Apple Magazine - USA - Issue 432 (2020-02-07)

(Antfer) #1

Prices fell to $17.30 by the following year, and
for producers, it’s been mostly misery ever since.
Nationwide, the number of dairy farms dropped
from 40,199 in 2017 to 37,468 in 2018. In
Wisconsin, a state that takes pride in its image as
“America’s Dairyland,” the toll has been particular
severe. Though California produces more milk,
Wisconsin has more dairy farms than any other
state. And more than 1,600 of those have gone
under in the past three years.


But there are reasons to believe the worst
might be over, said Jim Ostrom, a partner at
Milk Source, the company that owns Rosendale.
In November, milk prices in Wisconsin rose to
$22.40. Nationwide, they reached $21, finally
above the $18 price point that Stephenson cited
as a general benchmark for producers turning
a profit.


With dairy prices outside farmers’ control, they
have to focus on controlling costs. That’s where
technology comes in. A rotary milking parlor can
handle 10 cows a minute and can sense when
an udder is empty so cows aren’t overmilked,
which can harm their health. But a robotic
milking system can run more than $200,000.
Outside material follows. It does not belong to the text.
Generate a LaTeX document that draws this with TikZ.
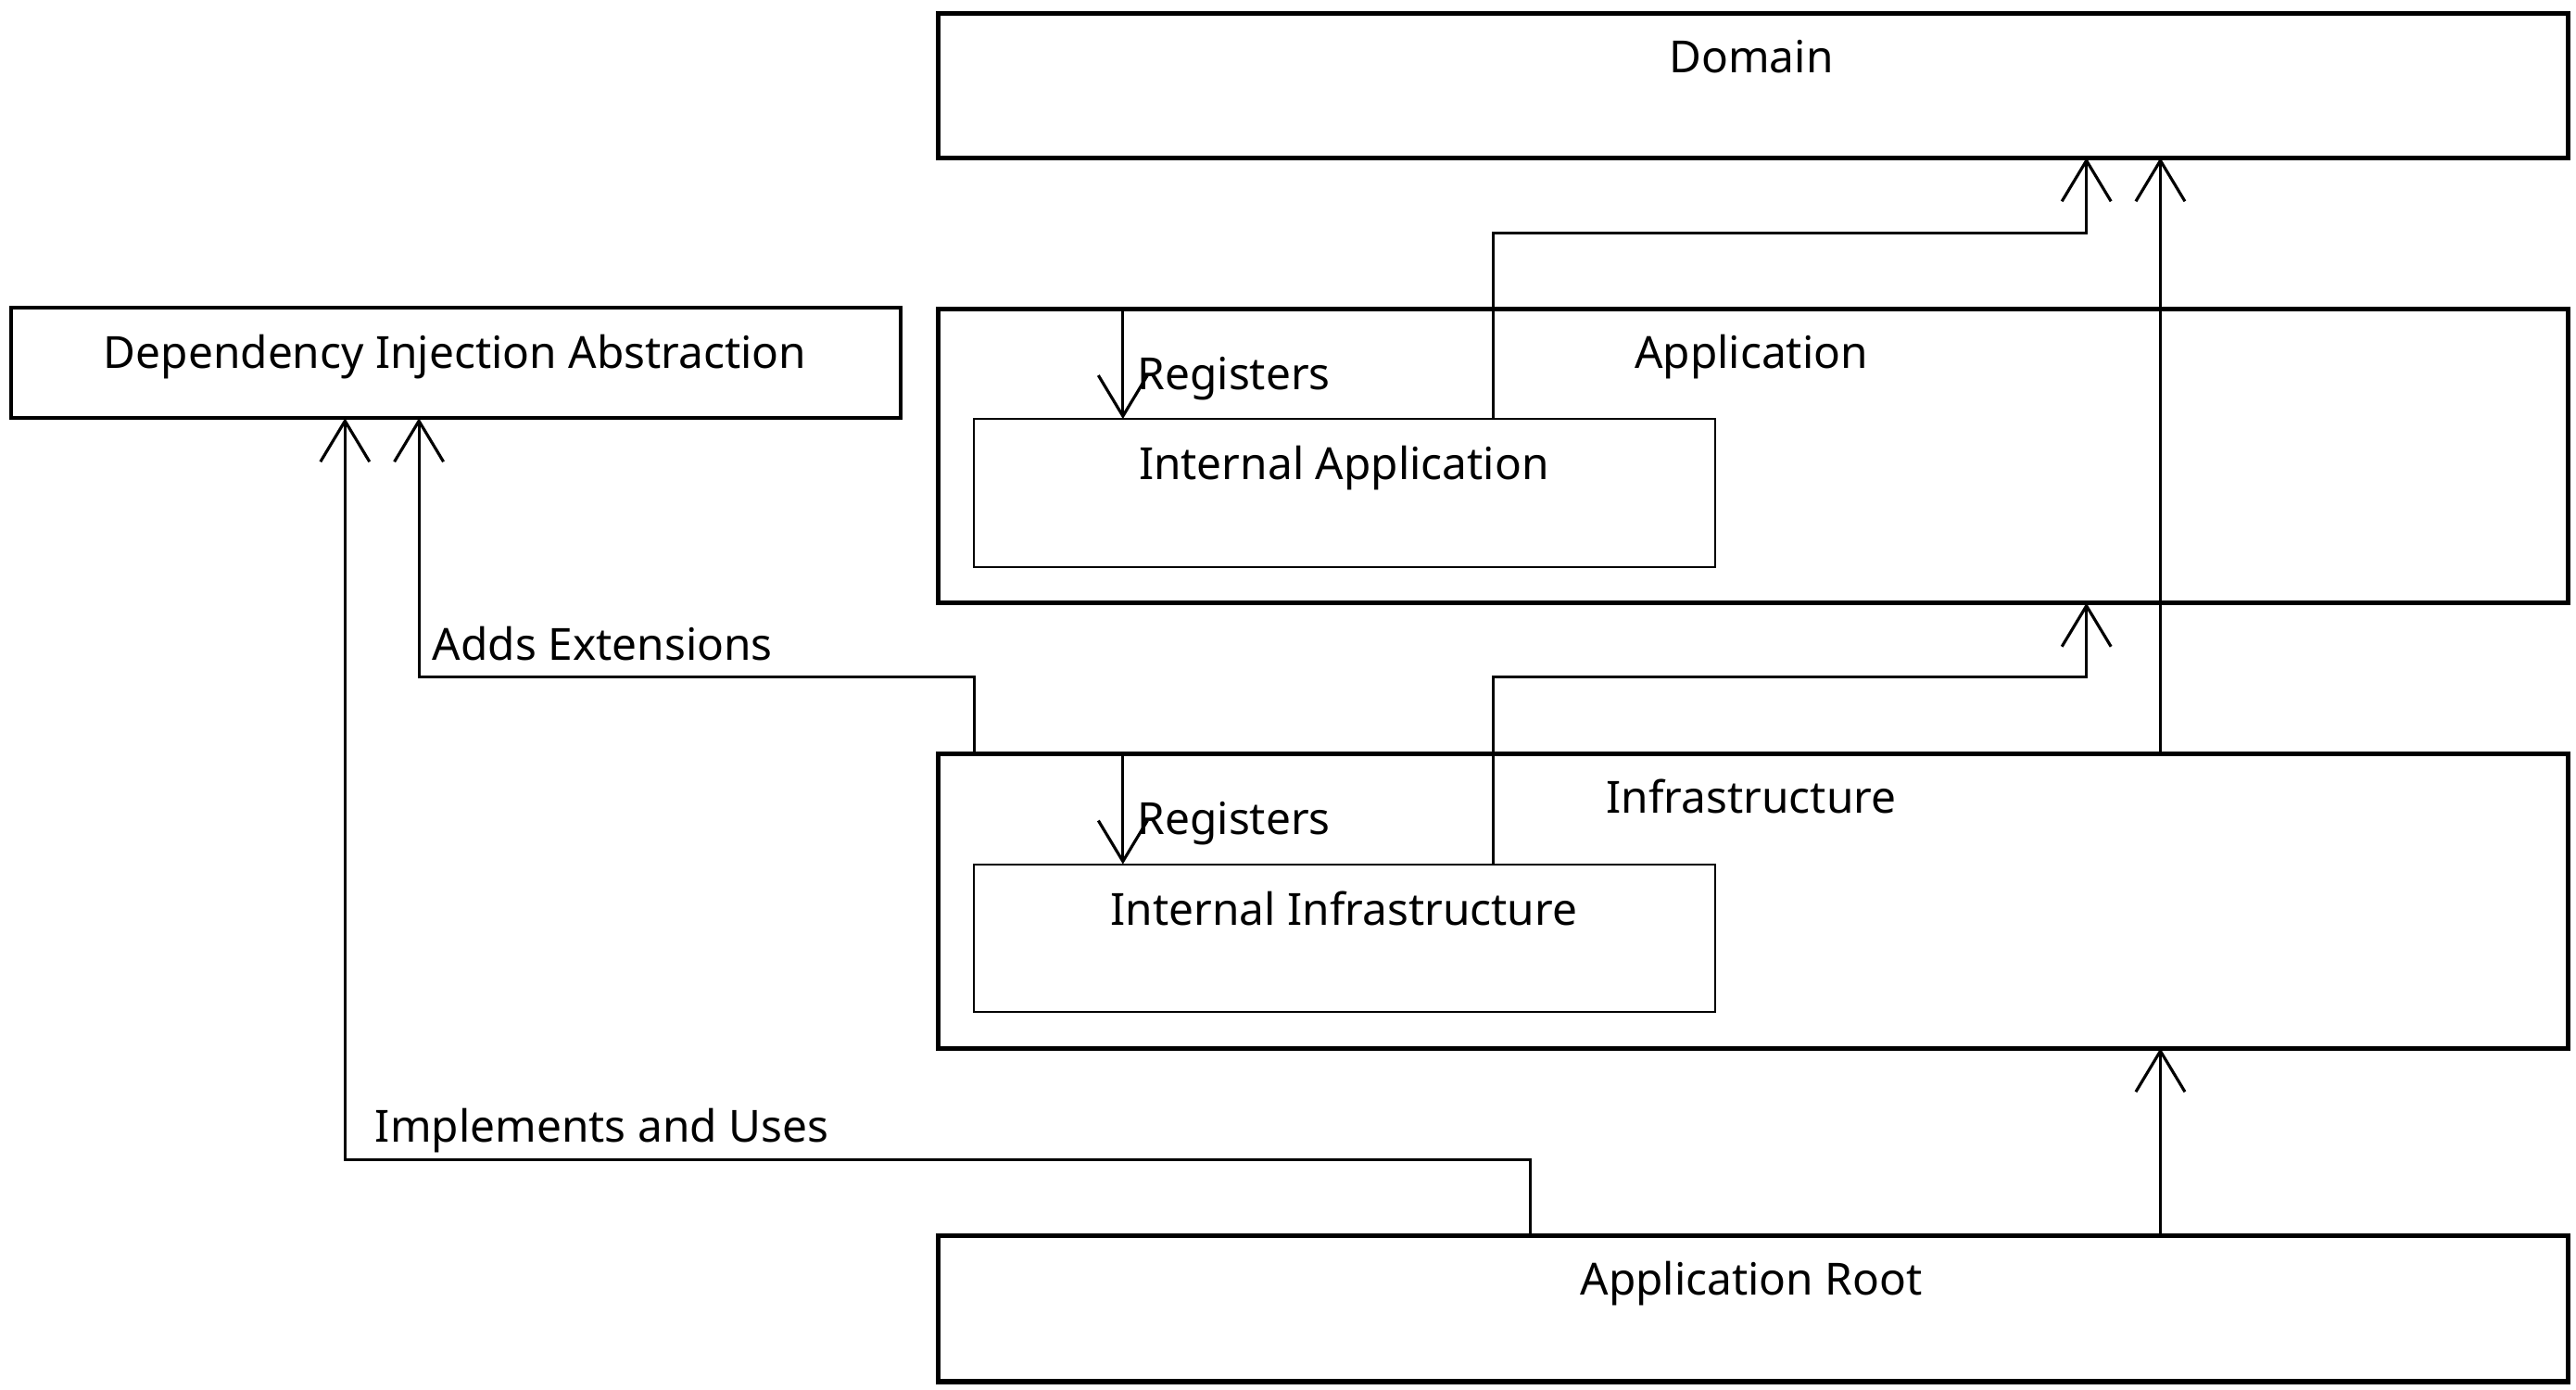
\documentclass[tikz,border=0pt]{standalone}
\usepackage{fontspec}
\setmainfont{Noto Sans}
\usetikzlibrary{arrows.meta}
\newcommand\myu{0.01773cm}
\tikzset{
  bigbox/.style={draw, line width=1.5pt, inner sep=0pt, outer sep=0pt, anchor=north west, minimum width={992*\myu}},
  dibox/.style={draw, line width=1.1pt, inner sep=0pt, outer sep=0pt, anchor=north west},
  inbox/.style={draw, line width=0.55pt, inner sep=0pt, outer sep=0pt, anchor=north west, minimum width={451*\myu}, minimum height={90*\myu}},
  lbl/.style={anchor=base, inner sep=0pt, font=\fontsize{13.6}{16}\selectfont},
  llbl/.style={anchor=base west, inner sep=0pt, font=\fontsize{13.6}{16}\selectfont},
  conn/.style={line width=0.9pt, -{Straight Barb[length=0.44cm, width=0.53cm]}}
}
\begin{document}
\begin{tikzpicture}[x=\myu, y=-\myu]
\useasboundingbox (0,0) rectangle (1568,846);
% boxes
\node[bigbox, minimum height={88*\myu}] (domain) at (571,8) {};
\node[bigbox, minimum height={179*\myu}] (app) at (571,188) {};
\node[bigbox, minimum height={179*\myu}] (infra) at (571,459) {};
\node[bigbox, minimum height={89*\myu}] (root) at (571,752) {};
\node[inbox] (ia) at (593,255) {};
\node[inbox] (ii) at (593,526) {};
\node[dibox, minimum width={541*\myu}, minimum height={67*\myu}] (di) at (7,187.5) {};
% texts
\node[lbl] (tdomain) at (1066,44) {Domain};
\node[lbl] (tapp) at (1066,224) {Application};
\node[lbl] (tia) at (818,292) {Internal Application};
\node[lbl] (tinfra) at (1066,495) {Infrastructure};
\node[lbl] (tii) at (818,563) {Internal Infrastructure};
\node[lbl] (troot) at (1066,788) {Application Root};
\node[lbl] (tdi) at (277,224) {Dependency Injection Abstraction};
% connectors
\coordinate (c1) at (1270,142);
\coordinate (c2) at (1270,412);
\coordinate (c3) at (255,412);
\coordinate (c4) at (210,706);
\draw[conn] (ia.north -| 909,0) |- (c1) -- (domain.south -| c1);
\draw[conn] (infra.north -| 1315,0) -- (domain.south -| 1315,0);
\draw[conn] (app.north -| 683.5,0) -- (ia.north -| 683.5,0);
\node[llbl] (treg1) at (692,237) {Registers};
\draw[conn] (ii.north -| 909,0) |- (c2) -- (app.south -| c2);
\draw[conn] (infra.north -| 683.5,0) -- (ii.north -| 683.5,0);
\node[llbl] (treg2) at (692,508) {Registers};
\draw[conn] (infra.north -| 593,0) |- (c3) -- (di.south -| c3);
\node[llbl] (tadds) at (263,402) {Adds Extensions};
\draw[conn] (root.north -| 931.5,0) |- (c4) -- (di.south -| c4);
\node[llbl] (timpl) at (228,695) {Implements and Uses};
\draw[conn] (root.north -| 1315,0) -- (infra.south -| 1315,0);
\end{tikzpicture}
\end{document}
“It can be very difficult for a smaller farm to
afford this technology because you need,
you know, a larger operation to spread
those expenses across,” said Liz Binversie, an
agriculture educator in Brown County for the
University of Wisconsin extension office. She said
she knows of one farm that went out of business
because it couldn’t find enough workers and
could not afford a robotic milking system.